Yazar, ana karakterlerin yaşamlarını tüm detaylarıyla ele alırken yan
karakterlerin de yaşamlarına ait bir ya da daha fazla kesiti okurla paylaşır ve
onların da ruhsal detaylarını verir. İstanbul’dan kaçarcasına hiç bilmediği bir
kasabaya yerleşen başkarakter Nusret, buraya adeta kapanmış, çevresinde dönüp
duran onca insana karşın yalnızlığını sürdürmüş, bu yönüyle mekânla adeta özdeşleşmiştir.
Anlatılan kasaba kendi içine dönüktür, şehirle iletişimi fazla yoktur. Taşra diye
anılan pek çok yerleşim alanı gibi burası da seçimden seçime anımsanır. Böyle bir yerin mekân olarak seçilmesi ve
adının verilmeyişi bu bakımdan anlamlıdır.
Her sanat
dalının üretimine araç olan algılar, nesneler vardır. Müzisyenler için nota,
ressamlar için renk/ışık/fırça gibi. Edebiyatın ve uzantısı olarak yazarın
aracı ise dildir ve dili kötü bir metnin okunması mümkün olmadığı gibi ve
okunmaması gerektiğini düşünenlerdenim. Gönül Çatalcalı, dilin inceliklerini,
noktalama işaretlerini, cümle kuruluşlarını, kemanını akort eden bir virtüöz
kadar önemsiyor. Dil ve zamana dayalı anlatım özellikleri nedeniyle, eserde
bugünün varlığı hissedilmemekte olup “anlatma zamanı” ile “öykü yani vak’a zamanı”
aynıdır ve döneme ilişkin günlük konuşmalar kusursuz bir şekilde kaleme
alınmıştır
Mekân anlatımı
ise dağlar, çiftlikler, evler, iç mekânlar gibi somuttur. Adı verilmeyen
kasabaya ilişkin betimlemelerin canlılığı, döneme uygunluğu dikkat çekicidir, okuru
görsel zenginliğe çeker. O zamanlar, tıpkı bugün gibi büyük siyasi bölünmelerin
olduğu yıllardır. DP’li ya da CHP’li olmak insanlar hakkında büyük ipuçları
demektir ve bu da zaman zaman düşmanlıklara varan ilişkilere yol açmaktadır.
Yaşadığı
büyük kırgınlık ve öfke sonucunda, özel doktorun olmadığı kasabaya gelen Nusret’in
soluklanmak ve kiralık ev aramak için girdiği bir kahvede ilgi odağı olmasıyla
romanda olaylar zincirinin ve insana dair hemen her duygunun anlatımı başlar.
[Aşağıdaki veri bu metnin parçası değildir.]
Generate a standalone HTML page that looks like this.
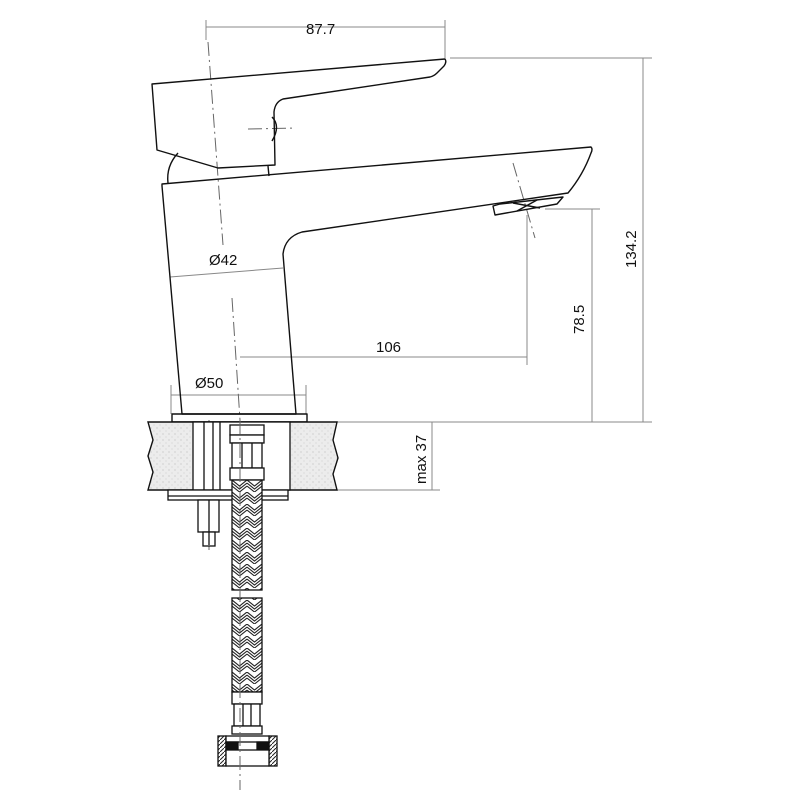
<!DOCTYPE html>
<html><head><meta charset="utf-8"><style>html,body{margin:0;padding:0;background:#fff}svg{display:block}</style></head>
<body>
<svg width="800" height="800" viewBox="0 0 800 800" xmlns="http://www.w3.org/2000/svg" font-family="Liberation Sans, sans-serif">
<defs>
<pattern id="braid" x="232" y="0" width="15" height="12" patternUnits="userSpaceOnUse">
<rect width="15" height="12" fill="#fff"/>
<path d="M0 0 L7.5 6 L15 0 M0 6 L7.5 12 L15 6 M0 3 L7.5 9 L15 3" stroke="#222" stroke-width="1.1" fill="none"/>
</pattern>
<pattern id="speck" width="6" height="6" patternUnits="userSpaceOnUse">
<rect width="6" height="6" fill="#ececec"/>
<circle cx="1" cy="2" r="0.6" fill="#bbb"/><circle cx="4" cy="5" r="0.5" fill="#c4c4c4"/>
</pattern>
<pattern id="hatch" width="4" height="4" patternUnits="userSpaceOnUse">
<rect width="4" height="4" fill="#fff"/><path d="M0 4 L4 0" stroke="#222" stroke-width="1"/>
</pattern>
</defs>
<g stroke="#888" stroke-width="1" fill="none">
<line x1="206" y1="27" x2="445" y2="27"/>
<line x1="206" y1="40" x2="206" y2="20"/>
<line x1="445" y1="58" x2="445" y2="20"/>
<line x1="450" y1="58" x2="652" y2="58"/>
<line x1="330" y1="422" x2="652" y2="422"/>
<line x1="643" y1="58" x2="643" y2="422"/>
<line x1="545" y1="209" x2="600" y2="209"/>
<line x1="592" y1="209" x2="592" y2="422"/>
<line x1="240" y1="357" x2="527" y2="357"/>
<line x1="527" y1="215" x2="527" y2="365"/>
<line x1="290" y1="490" x2="440" y2="490"/>
<line x1="432" y1="422" x2="432" y2="490"/>
<line x1="171" y1="395" x2="306" y2="395"/>
<line x1="171" y1="385" x2="171" y2="414"/>
<line x1="306" y1="385" x2="306" y2="414"/>
<line x1="170" y1="277" x2="283" y2="268"/>
</g>
<g stroke="#666" stroke-width="1" fill="none" stroke-dasharray="14 4 2 4">
<line x1="208" y1="42" x2="223" y2="245"/>
<line x1="232" y1="298" x2="240" y2="420"/>
<line x1="209" y1="420" x2="209" y2="550"/>
<line x1="513" y1="163" x2="535" y2="238"/>
<line x1="248" y1="129" x2="295" y2="128"/>
</g>
<g stroke="#111" stroke-width="1.4" fill="none" stroke-linejoin="round">
<path d="M152 84 L445 59 Q447 62 444 66 L437 73 Q434 76 430 77 L283 99 Q275 102 274 112 L275 165 L218 168 L157 150 Z"/>
<path d="M272 117 Q281 126 272 141"/>
<line x1="268" y1="166" x2="269" y2="176"/>
<path d="M168 183 Q166 166 178 153"/>
<path d="M162 184 L591 147 Q593 149 591 153 Q583 175 568 193 L302 232 Q285 237 283 254 L296 414 L182 414 L162 186 Z"/>
<path d="M493 206 L495 215 L557 204 L563 197 L500 204 Z"/>
<line x1="513" y1="203" x2="540" y2="208"/>
<line x1="517" y1="211" x2="537" y2="200"/>
<rect x="172" y="414" width="135" height="8"/>
</g>
<path d="M148 422 L337 422 L333 440 L338 458 L333 474 L337 490 L148 490 L153 472 L148 456 L153 440 Z" fill="url(#speck)" stroke="#111" stroke-width="1.4"/>
<rect x="193" y="422" width="97" height="68" fill="#fff" stroke="#111" stroke-width="1.3"/>
<g stroke="#111" stroke-width="1.3" fill="#fff">
<line x1="204" y1="422" x2="204" y2="490"/>
<line x1="213" y1="422" x2="213" y2="490"/>
<line x1="220" y1="422" x2="220" y2="490"/>
<rect x="168" y="490" width="120" height="10"/>
<line x1="168" y1="496" x2="288" y2="496"/>
<rect x="198" y="500" width="21" height="32"/>
<rect x="203" y="532" width="12" height="14"/>
<line x1="209" y1="500" x2="209" y2="545"/>
<rect x="230" y="425" width="34" height="10"/>
<rect x="230" y="435" width="34" height="8"/>
<rect x="232" y="443" width="30" height="25"/>
<line x1="242" y1="443" x2="242" y2="468"/><line x1="252" y1="443" x2="252" y2="468"/>
<rect x="230" y="468" width="34" height="12"/>
</g>
<g stroke="#111" stroke-width="1.3">
<rect x="232" y="480" width="30" height="110" fill="url(#braid)"/>
<rect x="232" y="598" width="30" height="94" fill="url(#braid)"/>
</g>
<g stroke="#111" stroke-width="1.3" fill="#fff">
<rect x="232" y="692" width="30" height="12"/>
<rect x="234" y="704" width="26" height="22"/>
<line x1="243" y1="704" x2="243" y2="726"/><line x1="251" y1="704" x2="251" y2="726"/>
<rect x="232" y="726" width="30" height="8"/>
<rect x="218" y="736" width="8" height="30" fill="url(#hatch)"/>
<rect x="269" y="736" width="8" height="30" fill="url(#hatch)"/>
<rect x="226" y="736" width="43" height="6"/>
<rect x="226" y="742" width="12" height="8" fill="#111"/>
<rect x="257" y="742" width="12" height="8" fill="#111"/>
<rect x="226" y="750" width="43" height="16"/>
</g>
<line x1="240" y1="420" x2="240" y2="790" stroke="#666" stroke-width="1" stroke-dasharray="14 4 2 4"/>
<g fill="#111" font-size="15">
<text x="306" y="34">87.7</text>
<text x="376" y="352">106</text>
<text x="209" y="265">Ø42</text>
<text x="195" y="388">Ø50</text>
<text transform="translate(636,268) rotate(-90)">134.2</text>
<text transform="translate(584,334) rotate(-90)">78.5</text>
<text transform="translate(426,484) rotate(-90)">max 37</text>
</g>
</svg>
</body></html>
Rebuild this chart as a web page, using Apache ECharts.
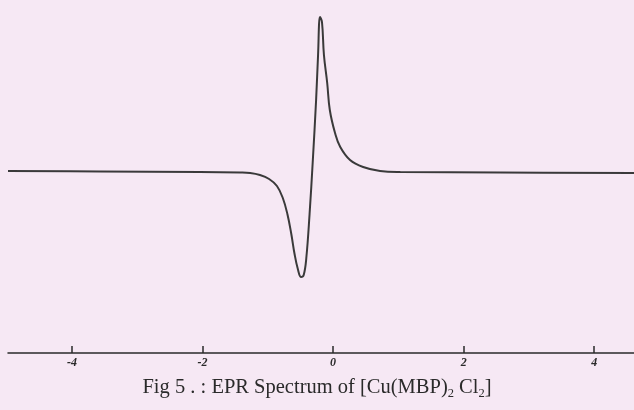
<!DOCTYPE html>
<html><head><meta charset="utf-8">
<script src="https://cdn.jsdelivr.net/npm/echarts@6/dist/echarts.min.js"></script>
<style>html,body{margin:0;padding:0;background:#f6e8f4;}#c{width:634px;height:410px;}</style>
</head><body><div id="c"></div>
<script>
// Field offset (arbitrary units) and signal intensity (arbitrary units)
const fieldX = [-4.98,-3.57,-2.04,-1.42,-1.27,-1.12,-0.98,-0.86,-0.77,-0.70,-0.64,-0.59,-0.54,-0.49,-0.45,-0.41,-0.36,-0.31,-0.26,-0.23,-0.20,-0.17,-0.14,-0.09,-0.05,0.03,0.11,0.26,0.46,0.72,1.03,2.56,4.61];
const signalY = [0.1,0.05,0,-0.05,-0.1,-0.3,-0.7,-1.4,-2.6,-4.2,-6.2,-8.2,-9.7,-10.5,-10.3,-8.6,-4.2,1.2,7.2,11.7,15.5,15.0,11.7,8.9,6.2,3.9,2.5,1.2,0.5,0.1,0,-0.05,-0.1];
const tickValues = [-4,-2,0,2,4];
const tickLabels = ['-4','-2','0','2','4'];

const chart = echarts.init(document.getElementById('c'));
chart.setOption({
  backgroundColor: '#f6e8f4',
  animation: false,
  title: {
    text: '{a|Fig 5 . : EPR Spectrum of [Cu(MBP)}{s|2}{a| Cl}{s|2}{a|]}',
    left: 'center', top: 371,
    textStyle: {
      fontWeight: 'normal',
      rich: {
        a: {fontFamily: 'Liberation Serif', fontWeight: 'normal', fontSize: 20.5, color: '#2a2a2a', lineHeight: 24},
        s: {fontFamily: 'Liberation Serif', fontWeight: 'normal', fontSize: 12.5, color: '#2a2a2a', lineHeight: 24, verticalAlign: 'bottom'}
      }
    }
  },
  grid: {left: 8, right: 0, top: 15, bottom: 57},
  xAxis: {
    type: 'value', min: -4.98, max: 4.61,
    axisLine: {onZero: false, lineStyle: {color: '#2a2a2a', width: 1.5}},
    axisTick: {show: true, customValues: tickValues, length: 7, inside: true, lineStyle: {color: '#2a2a2a', width: 1.5}},
    axisLabel: {customValues: tickValues, formatter: v => tickLabels[tickValues.indexOf(v)], fontStyle: 'italic', fontWeight: 'bold', fontSize: 12, color: '#2a2a2a', fontFamily: 'Liberation Serif', margin: 4},
    splitLine: {show: false}
  },
  yAxis: {
    type: 'value', min: -18.1, max: 15.7,
    show: false, splitLine: {show: false}
  },
  series: [{
    type: 'line', smooth: 0.4, symbol: 'none',
    data: fieldX.map((x, i) => [x, signalY[i]]),
    lineStyle: {color: '#3a3a3a', width: 2}
  }]
});
</script></body></html>
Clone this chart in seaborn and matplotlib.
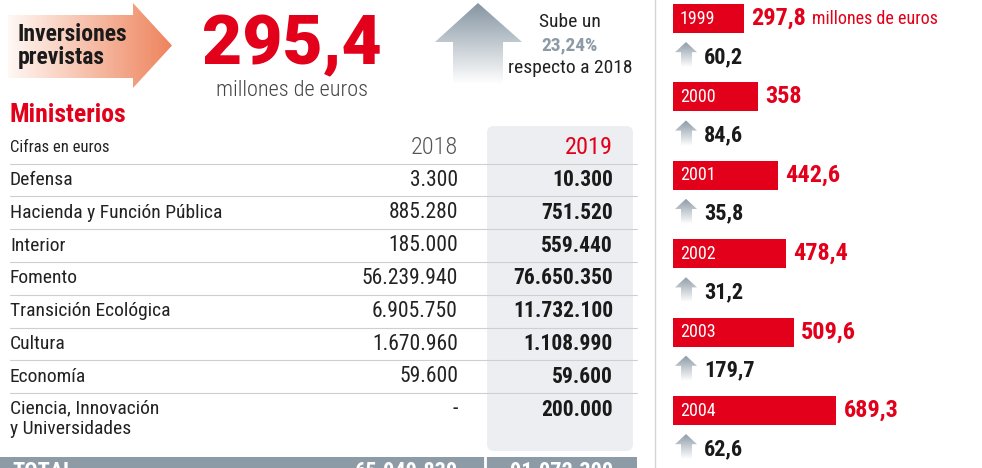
import matplotlib
matplotlib.use('Agg')
import matplotlib.pyplot as plt
from matplotlib import font_manager
from matplotlib.patches import Polygon, FancyBboxPatch, Rectangle
from matplotlib.colors import LinearSegmentedColormap
import numpy as np
import pandas as pd
import seaborn as sns

# datos de la tabla
ministerios = ['Defensa', 'Hacienda y Función Pública', 'Interior', 'Fomento',
               'Transición Ecológica', 'Cultura', 'Economía',
               'Ciencia, Innovación\ny Universidades']
cifras_2018 = [3300, 885280, 185000, 56239940, 6905750, 1670960, 59600, None]
cifras_2019 = [10300, 751520, 559440, 76650350, 11732100, 1108990, 59600, 200000]

# serie historica
anios = ['1999', '2000', '2001', '2002', '2003', '2004']
inversion = [297.8, 358, 442.6, 478.4, 509.6, 689.3]
subida = [60.2, 84.6, 35.8, 31.2, 179.7, 62.6]

total_prevista = 295.4
subida_pct = 23.24

RED = '#e2001a'
GREY = '#8d9ba6'

sns.set_theme(style='white')
names = {f.name for f in font_manager.fontManager.ttflist}
cond = next((n for n in ['Roboto Condensed', 'Liberation Sans Narrow', 'Open Sans Condensed']
             if n in names), None)
if cond:
    plt.rcParams['font.family'] = [cond, 'DejaVu Sans']
    STRETCH = 'normal'
else:
    plt.rcParams['font.family'] = ['DejaVu Sans']
    STRETCH = 'condensed'
BIG = ['Roboto', 'DejaVu Sans'] if 'Roboto' in names else ['DejaVu Sans']


def es(v):
    return f'{v:,}'.replace(',', '.')


def dec(v):
    return f'{v:g}'.replace('.', ',')


def grad_poly(ax, pts, c0, c1, vertical=False):
    # poligono relleno con degradado (horizontal o de arriba a abajo)
    pts = np.array(pts, dtype=float)
    poly = Polygon(pts, closed=True, facecolor='none', edgecolor='none')
    ax.add_patch(poly)
    cmap = LinearSegmentedColormap.from_list('g', [c0, c1])
    g = np.linspace(0, 1, 256)
    img = g[:, None] if vertical else g[None, :]
    x0, x1 = pts[:, 0].min(), pts[:, 0].max()
    y0, y1 = pts[:, 1].min(), pts[:, 1].max()
    im = ax.imshow(img, cmap=cmap, extent=[x0, x1, y1, y0], aspect='auto',
                   origin='upper', zorder=1)
    im.set_clip_path(poly)


fig = plt.figure(figsize=(9.82, 4.68), dpi=100)
bg = fig.add_axes([0, 0, 1, 1])
bg.set_xlim(0, 982)
bg.set_ylim(468, 0)
bg.axis('off')

T = dict(fontstretch=STRETCH)

# cabecera
grad_poly(bg, [(8, 15), (133, 15), (133, 3), (172, 45.5), (133, 88), (133, 78), (8, 78)],
          '#fff8f4', '#ee845d')
bg.text(18, 46, 'Inversiones\nprevistas', fontsize=17, fontweight='bold', color='#1a1a1a',
        va='center', ha='left', linespacing=1.05, zorder=3, **T)
bg.text(292, 46, dec(total_prevista), fontsize=50, fontweight='black', color=RED,
        ha='center', va='center', zorder=3, family=BIG)
bg.text(292, 90, 'millones de euros', fontsize=16, color='#444444', ha='center',
        va='center', fontweight='light', **T)

grad_poly(bg, [(453, 84), (453, 42), (435, 42), (478, 3), (522, 42), (503, 42), (503, 84)],
          '#8595a2', '#ffffff', vertical=True)
bg.text(570, 22, 'Sube un', fontsize=14, color='#222222', ha='center', va='center', **T)
bg.text(570, 45, dec(subida_pct) + '%', fontsize=14, fontweight='bold', color='#8c9ba6',
        ha='center', va='center', **T)
bg.text(570, 68, 'respecto a 2018', fontsize=14, color='#222222', ha='center',
        va='center', **T)

bg.plot([655, 655], [0, 468], color='#d4d4d4', lw=1)

# tabla
bg.text(10, 115, 'Ministerios', fontsize=18.5, fontweight='bold', color=RED, va='center', **T)
bg.add_patch(FancyBboxPatch((487, 126), 146, 325, boxstyle='round,pad=0,rounding_size=7',
                            facecolor='#eceef1', edgecolor='none', zorder=0))
bg.text(10, 147, 'Cifras en euros', fontsize=12, color='#222222', va='center', **T)
bg.text(458, 148, '2018', fontsize=17.5, color='#555555', ha='right', va='center',
        fontweight='light', **T)
bg.text(613, 148, '2019', fontsize=17.5, color=RED, ha='right', va='center', **T)

step = 32.8
for i, (m, a, b) in enumerate(zip(ministerios, cifras_2018, cifras_2019)):
    y = 180 + i * step
    bg.plot([10, 637], [y - 16.5, y - 16.5], color='#cfcfcf', lw=0.8, zorder=2)
    if '\n' in m:
        bg.text(10, y - 10, m, fontsize=14, color='#222222', va='top', linespacing=1.2, **T)
    else:
        bg.text(10, y, m, fontsize=14, color='#222222', va='center', **T)
    bg.text(458, y, es(a) if a else '-', fontsize=15.5, color='#222222', ha='right',
            va='center', **T)
    bg.text(613, y, es(b), fontsize=15.5, fontweight='bold', color='#1a1a1a', ha='right',
            va='center', **T)

tot18 = sum(v for v in cifras_2018 if v)
tot19 = sum(cifras_2019)
bg.add_patch(Rectangle((0, 457), 637, 14, facecolor=GREY, edgecolor='none', zorder=2))
bg.plot([485, 485], [457, 468], color='white', lw=2, zorder=3)
for x, s, ha in [(12, 'TOTAL', 'left'), (458, es(tot18), 'right'), (613, es(tot19), 'right')]:
    bg.text(x, 461, s, fontsize=16, fontweight='bold', color='white', ha=ha, va='top',
            zorder=4, **T)

# barras historicas
ax = fig.add_axes([673 / 982, 0, 309 / 982, 1])
ax.patch.set_alpha(0)
df = pd.DataFrame({'anio': anios, 'valor': inversion})
sns.barplot(data=df, x='valor', y='anio', orient='h', color=RED, saturation=1,
            width=0.37, linewidth=0, ax=ax)
ax.set_xlim(0, 309 / 0.237)
ax.set_ylim(5.733, -0.236)
ax.axis('off')

to_px = lambda c: bg.transData.inverted().transform(ax.transData.transform((0, c)))[1]

for i, (a, v, s) in enumerate(zip(anios, inversion, subida)):
    ax.text(28, i, a, fontsize=13, color='white', va='center', ha='left', **T)
    ax.text(v + 30, i, dec(v), fontsize=17.5, fontweight='bold', color=RED,
            va='center', ha='left', **T)
    yt, yb = to_px(i + 0.30), to_px(i + 0.62)
    yh = to_px(i + 0.43)
    grad_poly(bg, [(681, yb), (681, yh), (675, yh), (686, yt), (697, yh), (692, yh), (692, yb)],
              '#8a98a4', '#ffffff', vertical=True)
    bg.text(704, to_px(i + 0.49), dec(s), fontsize=16, fontweight='bold', color='#1a1a1a',
            va='center', ha='left', **T)
    if i == 0:
        bg.text(812, to_px(i), 'millones de euros', fontsize=13, color=RED,
                va='center', ha='left', **T)

fig.savefig('out.png', dpi=100)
“ ‘Oooo, demek doktorsun beyim.
Buralara hiç doktor gelmediydi şimdiye kadar. Adını bağışlasan…’
‘Nusret…’
İki heceden oluşan oturaklı isim
‘tak’ diye düştü masaya, oradan kahvecinin diline geçerken başına unvanı
eklendi, daha da ağırlaştı.
‘Doktor Nusret Bey ha! Doktor Nusret
Bey. İki otelimiz var ama uzun vakit otel köşelerinde olur mu hiç, sana hemen
bir ev buluruz evelallah.’
Üst üste vurgulanarak ve yüksek
sesle söylenen ‘doktor’ sözcüğü, Çınaraltı’nda dalgalanmaya neden oldu. Bir
köşede tavla oynayan Çoban Haydar ve Ambarcıların Kâmil şak diye kestiler başka
zaman dünya yansa ara vermedikleri oyunu, tavlayı gürültüyle kapattılar.”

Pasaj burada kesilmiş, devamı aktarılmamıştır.